Material:
--*--

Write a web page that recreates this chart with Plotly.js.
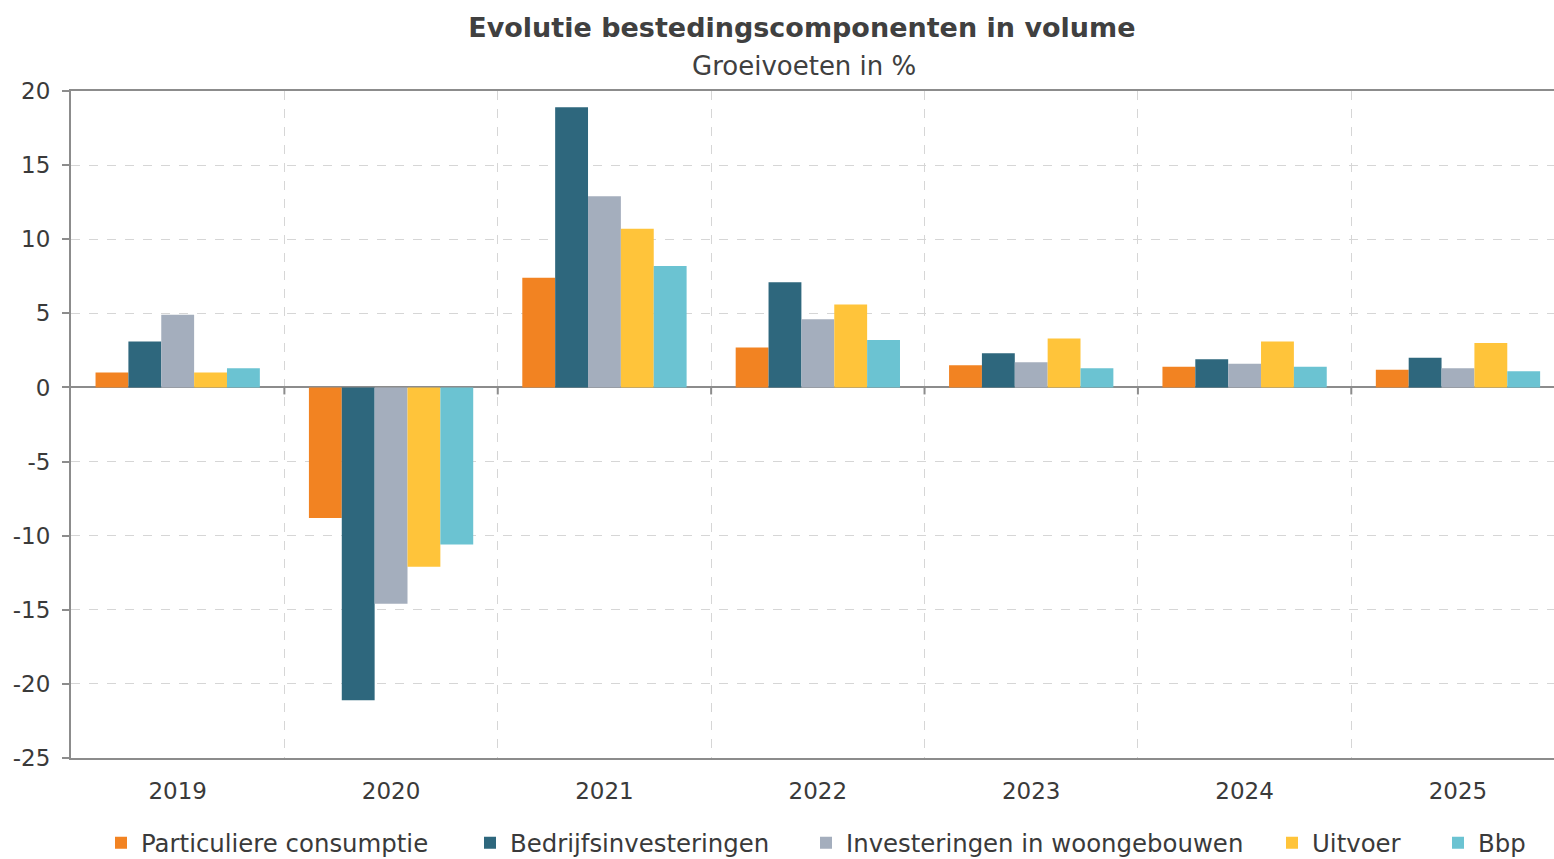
<!DOCTYPE html>
<html>
<head>
<meta charset="utf-8">
<script src="https://cdn.plot.ly/plotly-3.0.1.min.js"></script>
<style>html,body{margin:0;padding:0;background:#fff;}#chart{width:1554px;height:859px;}</style>
</head>
<body>
<div id="chart"></div>
<script>
const years = ['2019', '2020', '2021', '2022', '2023', '2024', '2025'];
const seriesNames = ['Particuliere consumptie', 'Bedrijfsinvesteringen', 'Investeringen in woongebouwen', 'Uitvoer', 'Bbp'];
const particuliereConsumptie = [1.0, -8.8, 7.4, 2.7, 1.5, 1.4, 1.2];
const bedrijfsinvesteringen = [3.1, -21.1, 18.9, 7.1, 2.3, 1.9, 2.0];
const woongebouwen = [4.9, -14.6, 12.9, 4.6, 1.7, 1.6, 1.3];
const uitvoer = [1.0, -12.1, 10.7, 5.6, 3.3, 3.1, 3.0];
const bbp = [1.3, -10.6, 8.2, 3.2, 1.3, 1.4, 1.1];
const yTickVals = [-25, -20, -15, -10, -5, 0, 5, 10, 15, 20];
const yTickLabels = ['-25', '-20', '-15', '-10', '-5', '0', '5', '10', '15', '20'];
const colors = ['#F28322', '#2E677D', '#A4AEBD', '#FFC43A', '#6BC3D2'];

const values = [particuliereConsumptie, bedrijfsinvesteringen, woongebouwen, uitvoer, bbp];
const font = '"DejaVu Sans", Verdana, sans-serif';
const textColor = '#3a3a3a';

// legend placement (paper x of each legend box's left edge)
const legendX = [101, 470, 806, 1272, 1438].map(px => (px - 71) / 1483);

const traces = values.map((v, i) => ({
  type: 'bar',
  name: seriesNames[i],
  x: years,
  y: v,
  legend: i === 0 ? 'legend' : 'legend' + (i + 1),
  marker: {color: colors[i], line: {width: 0}},
  hoverinfo: 'x+y+name'
}));

const layout = {
  width: 1554,
  height: 859,
  margin: {l: 71, r: 0, t: 91, b: 101, autoexpand: false},
  paper_bgcolor: '#ffffff',
  plot_bgcolor: '#ffffff',
  font: {family: font, color: textColor, size: 22},
  barmode: 'group',
  bargap: 0.23,
  bargroupgap: 0,
  title: {
    text: '<b>Evolutie bestedingscomponenten in volume</b>',
    font: {family: font, size: 27, color: '#404040'},
    x: 0.516, xanchor: 'center',
    y: 1 - 28 / 859, yanchor: 'middle'
  },
  annotations: [{
    text: 'Groeivoeten in %',
    xref: 'paper', yref: 'paper',
    x: 0.494, y: 1.0375,
    xanchor: 'center', yanchor: 'middle',
    showarrow: false,
    font: {family: font, size: 26, color: '#404040'}
  }],
  shapes: years.slice(1).map((y, i) => ({
    type: 'line',
    xref: 'x', yref: 'y',
    x0: i + 0.5, x1: i + 0.5,
    ysizemode: 'pixel', yanchor: 0,
    y0: 0, y1: -7,
    line: {color: '#8c8c8c', width: 2}
  })),
  xaxis: {
    type: 'category',
    range: [-0.5, 6.45],
    tickson: 'boundaries',
    ticks: '',
    showgrid: true,
    gridcolor: '#d6d6d6',
    griddash: 'dash',
    gridwidth: 1,
    showline: true,
    linecolor: '#8c8c8c',
    linewidth: 2,
    mirror: true,
    ticklabelstandoff: 11,
    tickfont: {family: font, size: 23, color: textColor}
  },
  yaxis: {
    range: [-25, 20],
    tickmode: 'array',
    tickvals: yTickVals,
    ticktext: yTickLabels,
    ticks: 'outside',
    ticklen: 7,
    tickcolor: '#8c8c8c',
    tickwidth: 2,
    showgrid: true,
    gridcolor: '#d6d6d6',
    griddash: 'dash',
    gridwidth: 1,
    zeroline: true,
    zerolinecolor: '#8c8c8c',
    zerolinewidth: 2,
    showline: true,
    linecolor: '#8c8c8c',
    linewidth: 2,
    ticklabelstandoff: 7,
    tickfont: {family: font, size: 23, color: textColor}
  },
  showlegend: true
};

legendX.forEach((lx, i) => {
  const key = i === 0 ? 'legend' : 'legend' + (i + 1);
  layout[key] = {
    orientation: 'h',
    x: lx, xanchor: 'left',
    y: -0.1274, yanchor: 'middle',
    font: {family: font, size: 24.4, color: textColor},
    itemwidth: 30,
    bgcolor: 'rgba(0,0,0,0)'
  };
});

Plotly.newPlot('chart', traces, layout, {displayModeBar: false, responsive: false});
</script>
</body>
</html>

--*--

Exercise description: Write out the material above again, word for word, minus its pictures.

Correct result:
Write a web page that recreates this chart with Plotly.js.
<!DOCTYPE html>
<html>
<head>
<meta charset="utf-8">
<script src="https://cdn.plot.ly/plotly-3.0.1.min.js"></script>
<style>html,body{margin:0;padding:0;background:#fff;}#chart{width:1554px;height:859px;}</style>
</head>
<body>
<div id="chart"></div>
<script>
const years = ['2019', '2020', '2021', '2022', '2023', '2024', '2025'];
const seriesNames = ['Particuliere consumptie', 'Bedrijfsinvesteringen', 'Investeringen in woongebouwen', 'Uitvoer', 'Bbp'];
const particuliereConsumptie = [1.0, -8.8, 7.4, 2.7, 1.5, 1.4, 1.2];
const bedrijfsinvesteringen = [3.1, -21.1, 18.9, 7.1, 2.3, 1.9, 2.0];
const woongebouwen = [4.9, -14.6, 12.9, 4.6, 1.7, 1.6, 1.3];
const uitvoer = [1.0, -12.1, 10.7, 5.6, 3.3, 3.1, 3.0];
const bbp = [1.3, -10.6, 8.2, 3.2, 1.3, 1.4, 1.1];
const yTickVals = [-25, -20, -15, -10, -5, 0, 5, 10, 15, 20];
const yTickLabels = ['-25', '-20', '-15', '-10', '-5', '0', '5', '10', '15', '20'];
const colors = ['#F28322', '#2E677D', '#A4AEBD', '#FFC43A', '#6BC3D2'];

const values = [particuliereConsumptie, bedrijfsinvesteringen, woongebouwen, uitvoer, bbp];
const font = '"DejaVu Sans", Verdana, sans-serif';
const textColor = '#3a3a3a';

// legend placement (paper x of each legend box's left edge)
const legendX = [101, 470, 806, 1272, 1438].map(px => (px - 71) / 1483);

const traces = values.map((v, i) => ({
  type: 'bar',
  name: seriesNames[i],
  x: years,
  y: v,
  legend: i === 0 ? 'legend' : 'legend' + (i + 1),
  marker: {color: colors[i], line: {width: 0}},
  hoverinfo: 'x+y+name'
}));

const layout = {
  width: 1554,
  height: 859,
  margin: {l: 71, r: 0, t: 91, b: 101, autoexpand: false},
  paper_bgcolor: '#ffffff',
  plot_bgcolor: '#ffffff',
  font: {family: font, color: textColor, size: 22},
  barmode: 'group',
  bargap: 0.23,
  bargroupgap: 0,
  title: {
    text: '<b>Evolutie bestedingscomponenten in volume</b>',
    font: {family: font, size: 27, color: '#404040'},
    x: 0.516, xanchor: 'center',
    y: 1 - 28 / 859, yanchor: 'middle'
  },
  annotations: [{
    text: 'Groeivoeten in %',
    xref: 'paper', yref: 'paper',
    x: 0.494, y: 1.0375,
    xanchor: 'center', yanchor: 'middle',
    showarrow: false,
    font: {family: font, size: 26, color: '#404040'}
  }],
  shapes: years.slice(1).map((y, i) => ({
    type: 'line',
    xref: 'x', yref: 'y',
    x0: i + 0.5, x1: i + 0.5,
    ysizemode: 'pixel', yanchor: 0,
    y0: 0, y1: -7,
    line: {color: '#8c8c8c', width: 2}
  })),
  xaxis: {
    type: 'category',
    range: [-0.5, 6.45],
    tickson: 'boundaries',
    ticks: '',
    showgrid: true,
    gridcolor: '#d6d6d6',
    griddash: 'dash',
    gridwidth: 1,
    showline: true,
    linecolor: '#8c8c8c',
    linewidth: 2,
    mirror: true,
    ticklabelstandoff: 11,
    tickfont: {family: font, size: 23, color: textColor}
  },
  yaxis: {
    range: [-25, 20],
    tickmode: 'array',
    tickvals: yTickVals,
    ticktext: yTickLabels,
    ticks: 'outside',
    ticklen: 7,
    tickcolor: '#8c8c8c',
    tickwidth: 2,
    showgrid: true,
    gridcolor: '#d6d6d6',
    griddash: 'dash',
    gridwidth: 1,
    zeroline: true,
    zerolinecolor: '#8c8c8c',
    zerolinewidth: 2,
    showline: true,
    linecolor: '#8c8c8c',
    linewidth: 2,
    ticklabelstandoff: 7,
    tickfont: {family: font, size: 23, color: textColor}
  },
  showlegend: true
};

legendX.forEach((lx, i) => {
  const key = i === 0 ? 'legend' : 'legend' + (i + 1);
  layout[key] = {
    orientation: 'h',
    x: lx, xanchor: 'left',
    y: -0.1274, yanchor: 'middle',
    font: {family: font, size: 24.4, color: textColor},
    itemwidth: 30,
    bgcolor: 'rgba(0,0,0,0)'
  };
});

Plotly.newPlot('chart', traces, layout, {displayModeBar: false, responsive: false});
</script>
</body>
</html>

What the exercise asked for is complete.